Sometimes it takes years of reading to see the words. Even though the story is familiar and I’ve read the book, it was very moving to see this a couple of days ago.
In the middle of preparation for a Bible Study I usually do not teach, I noticed these words for the first time. Think about it. The son has wished his father dead by asking for his inheritance early, taken off with it and spent it on prostitutes. We can only assume he was not buying them dinner and a cup of coffee. He then runs out of money and finds himself in the midst of pigs – the definitive symbol for being unclean, inside and out, for a Jew. So he decides he would be better off as a servant of his father than in such a shameful position. With humility he heads back and his father sees him coming from a long way off (not insignificant in and of itself). And the father felt compassion for him.
You don’t feel compassion for people who are not hurting. Compassion is reserved for the hurting. You don’t feel compassion for someone with a new car.

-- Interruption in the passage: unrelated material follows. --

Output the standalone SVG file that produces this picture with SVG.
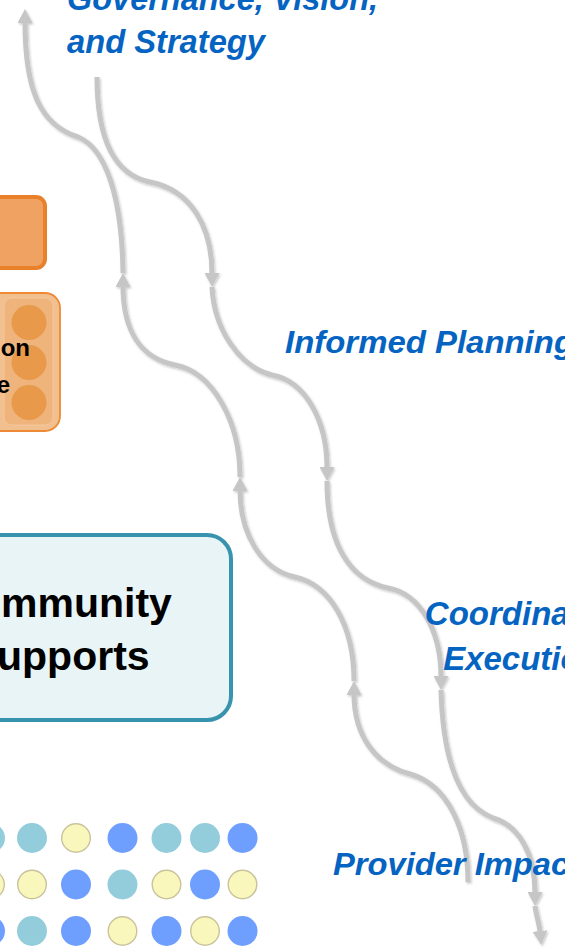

You feel compassion for those who just wrecked their car. Actually you are not as likely to feel compassion for them if they wrecked their car because they were drinking. The hurt has to be through no fault of their own.
To have compassion is to come alongside the hurting and hurt because of their hurt. The father feels compassion for the pain of the son – the son who wished him dead and squandered his money on prostitutes and now comes back to where he should have been glad to stay.
Phillip Yancey once wrote that we live in a world of “un-grace.” That statement has stuck with me for over a decade. It’s true. I’m a parent and the compassion of this father is still shocking to me. Heroic but shocking. The compassion of the Father for sinners who are hurting as a result of their sin is a shot across the bow of this world and all it’s un-grace.